Style bloggers like Susie Lau of Style Bubble, Tommy Ton of Jak & Jil and Phil Oh from Street Peeper sit in the front row. E-commerce buyers from Wisconsin-based Shopbop and Taylor Tomasi-Hill, artistic director of Moda Operandi are a draw at shows over traditional department store buyers. And the presentations are live-streamed on various websites.
D*Hub speaks with Glynis Jones, curator of fashion and dress at the Powerhouse Museum.
Before we start speaking about Mercedes-Benz Fashion Week Australia, tell us about Frock Stars – the Powerhouse Museum exhibition that documents the birth of Australian Fashion Week.
We developed Frock Stars in 2010, which is now touring regional centres [see Lake Macquarie Art Gallery from September 1]. Simon Lock who founded Fashion Week very kindly donated the earlier archives to the museum. We hold footage and photographs. We also had good background material as we were collecting selected items every year from Fashion Week, like the Zimmermann swimsuit from 1996 to Dion Lee’s knot-pleated dress from 2010.
The Powerhouse Museum has quite a collection of Jenny Kee – is that right?

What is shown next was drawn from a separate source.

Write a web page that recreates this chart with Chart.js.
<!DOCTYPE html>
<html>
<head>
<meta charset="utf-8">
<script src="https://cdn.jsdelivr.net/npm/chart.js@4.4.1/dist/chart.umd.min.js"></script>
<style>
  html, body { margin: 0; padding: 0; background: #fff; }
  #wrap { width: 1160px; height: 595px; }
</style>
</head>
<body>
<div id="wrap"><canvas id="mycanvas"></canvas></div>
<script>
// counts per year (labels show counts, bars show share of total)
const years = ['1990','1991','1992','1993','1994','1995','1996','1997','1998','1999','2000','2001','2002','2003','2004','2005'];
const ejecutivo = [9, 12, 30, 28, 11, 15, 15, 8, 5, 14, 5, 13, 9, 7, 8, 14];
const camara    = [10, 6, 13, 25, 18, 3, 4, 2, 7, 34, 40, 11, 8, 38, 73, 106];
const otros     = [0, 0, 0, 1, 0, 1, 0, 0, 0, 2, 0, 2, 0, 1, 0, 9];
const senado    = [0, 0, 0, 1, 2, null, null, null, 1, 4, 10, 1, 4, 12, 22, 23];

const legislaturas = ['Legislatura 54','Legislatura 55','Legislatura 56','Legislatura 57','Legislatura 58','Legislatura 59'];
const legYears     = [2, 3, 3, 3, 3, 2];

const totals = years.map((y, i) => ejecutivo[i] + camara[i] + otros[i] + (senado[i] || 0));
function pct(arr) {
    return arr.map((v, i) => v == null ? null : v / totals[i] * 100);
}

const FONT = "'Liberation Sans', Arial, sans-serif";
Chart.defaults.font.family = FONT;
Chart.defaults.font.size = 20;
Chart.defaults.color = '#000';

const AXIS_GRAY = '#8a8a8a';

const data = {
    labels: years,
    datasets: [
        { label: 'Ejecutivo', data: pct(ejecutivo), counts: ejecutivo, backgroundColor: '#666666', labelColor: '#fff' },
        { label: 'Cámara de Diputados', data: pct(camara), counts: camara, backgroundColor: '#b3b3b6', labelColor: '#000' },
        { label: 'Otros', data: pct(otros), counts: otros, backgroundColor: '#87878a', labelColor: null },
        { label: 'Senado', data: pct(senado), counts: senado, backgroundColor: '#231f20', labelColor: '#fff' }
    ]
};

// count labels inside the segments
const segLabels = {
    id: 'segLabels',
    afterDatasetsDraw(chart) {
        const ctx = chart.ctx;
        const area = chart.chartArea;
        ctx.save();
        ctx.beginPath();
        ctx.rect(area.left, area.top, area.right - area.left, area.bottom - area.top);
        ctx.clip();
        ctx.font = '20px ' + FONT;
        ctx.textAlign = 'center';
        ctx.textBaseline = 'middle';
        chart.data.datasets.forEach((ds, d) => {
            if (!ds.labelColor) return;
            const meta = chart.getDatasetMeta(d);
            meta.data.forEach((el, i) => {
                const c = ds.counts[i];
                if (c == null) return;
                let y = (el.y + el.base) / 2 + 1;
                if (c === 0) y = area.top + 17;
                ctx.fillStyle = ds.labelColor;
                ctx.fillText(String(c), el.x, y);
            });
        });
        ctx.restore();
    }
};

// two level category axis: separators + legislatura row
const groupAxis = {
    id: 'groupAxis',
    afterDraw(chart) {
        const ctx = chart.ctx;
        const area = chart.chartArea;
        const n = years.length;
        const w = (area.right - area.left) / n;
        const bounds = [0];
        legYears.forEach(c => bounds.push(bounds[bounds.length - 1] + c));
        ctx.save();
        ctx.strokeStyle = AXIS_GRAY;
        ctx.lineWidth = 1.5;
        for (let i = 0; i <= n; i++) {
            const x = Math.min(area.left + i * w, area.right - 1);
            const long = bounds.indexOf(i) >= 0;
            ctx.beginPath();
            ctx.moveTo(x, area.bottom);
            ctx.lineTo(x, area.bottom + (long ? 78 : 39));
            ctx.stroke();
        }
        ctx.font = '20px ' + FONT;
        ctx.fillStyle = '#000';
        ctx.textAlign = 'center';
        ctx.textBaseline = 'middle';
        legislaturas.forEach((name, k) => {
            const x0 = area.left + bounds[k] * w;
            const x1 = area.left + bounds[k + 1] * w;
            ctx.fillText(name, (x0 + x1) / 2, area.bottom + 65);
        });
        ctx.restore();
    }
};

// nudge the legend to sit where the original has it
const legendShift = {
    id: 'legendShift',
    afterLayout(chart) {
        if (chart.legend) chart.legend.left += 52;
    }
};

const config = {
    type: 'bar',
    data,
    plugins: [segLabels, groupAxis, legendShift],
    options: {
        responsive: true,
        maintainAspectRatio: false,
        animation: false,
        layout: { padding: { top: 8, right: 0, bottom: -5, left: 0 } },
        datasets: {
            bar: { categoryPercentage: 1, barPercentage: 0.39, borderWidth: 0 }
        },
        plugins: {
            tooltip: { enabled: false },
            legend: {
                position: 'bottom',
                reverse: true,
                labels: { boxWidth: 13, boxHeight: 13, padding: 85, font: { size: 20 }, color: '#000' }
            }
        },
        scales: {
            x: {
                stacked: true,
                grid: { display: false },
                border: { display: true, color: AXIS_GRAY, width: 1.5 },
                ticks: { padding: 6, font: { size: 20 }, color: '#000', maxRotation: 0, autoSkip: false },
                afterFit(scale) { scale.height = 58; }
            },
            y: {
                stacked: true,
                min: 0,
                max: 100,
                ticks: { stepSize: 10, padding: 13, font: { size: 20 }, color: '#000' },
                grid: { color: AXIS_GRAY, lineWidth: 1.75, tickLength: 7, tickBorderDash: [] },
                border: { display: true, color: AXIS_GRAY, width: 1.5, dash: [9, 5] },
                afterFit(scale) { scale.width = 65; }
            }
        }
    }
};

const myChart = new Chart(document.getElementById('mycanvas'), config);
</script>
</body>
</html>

We’ve acquired the archives of Jenny Kee and Linda Jackson because they’re two really significant designers who encapsulate the ’80s in Australia: very distinctive, creative signatures. They are very Australian but also global in their outlook – both of them have travelled extensively. Linda had gone through Papua New Guinea and Asia and Jenny had been in London at the height of the swinging ’60s.
What do you think of the return of Jenny Kee at MBFWA in 2012?
Very relevant. When she was doing her original prints in the ’80s, they were really complex prints; she couldn’t get them done in Australia. There wasn’t sophisticated technology, so she was sending them off to Milan to get them printed in Italy– the guy who was printing them also did prints for Lagerfeld. He told Lagerfeld about Jenny’s prints. When he did his first collection for Chanel he used Jenny Kee’s black opal print in his collection. It was very difficult to produce those but now Jenny can work with local, digital printers.
At MBFWA we saw a real connection between Romance Was Born and Jenny Kee. Jenny sat front row at the Romance Was Born show, while Romance Was Born styled the Jenny Kee presentation.
They’re kind of mentoring each other, which is really interesting. There’s the creative imperative and the commercial imperative. Jenny and Linda were highly creative but work has to translate into the market. Romance Was Born had a really strong collection that is totally wearable in all sorts of ways. Nailing that is really wonderful.
One of the strongest expressions of Australian fashion is colour. Everyone did colour this year – Romance Was Born, Alice McCall, Gary Bigeni. Do you see that in your archives?
Yes, it’s certainly something that comes through. In 1989 we did an exhibition, Australian Fashion: The Contemporary Art and it travelled to the Victoria & Albert Museum and Mariwa Art Museum, Tokyo and that was the thing that they picked up – wow, colour!
What we’re trying to capture in the collection, if someone is working with a particular strength, we try to document that particular signature. I guess that’s coming through more than big trends. In the ’90s we were looking at big trends and I think we are now shifting to individual styles.
Do you think the idea of trends is over in an Internet age?
I don’t think it’s completely over. Certainly if you look through the collections, I think you still see trends like colour-blocking.
At MBFWA the presence of online shopping was felt with buyers from Shopbop and Moda Operandi. In years past designers would tap-dance in front of the department store buyers. Now they want to be noticed by e-commerce editors.
That was so interesting about doing the Frock Stars exhibition – that kind of encapsulates something that is changing. In the exhibition we’ve got pictures of the front row. Now your front row will be quite different – all those bloggers having an opinion. They’re starting to live-stream and you can buy things from the catwalk – the impact that can have on the designer and the market… You’re losing that person in between because it was a closed shop. The fashion editors and the fashion buyers would select what they thought you should have and now everyone can have a view to buy. The consumer can say ‘I love this piece’ and the designer can see who loves what. The retailers can see what the public like. That’s a really strange change. It will be interesting to see what happens out of that change.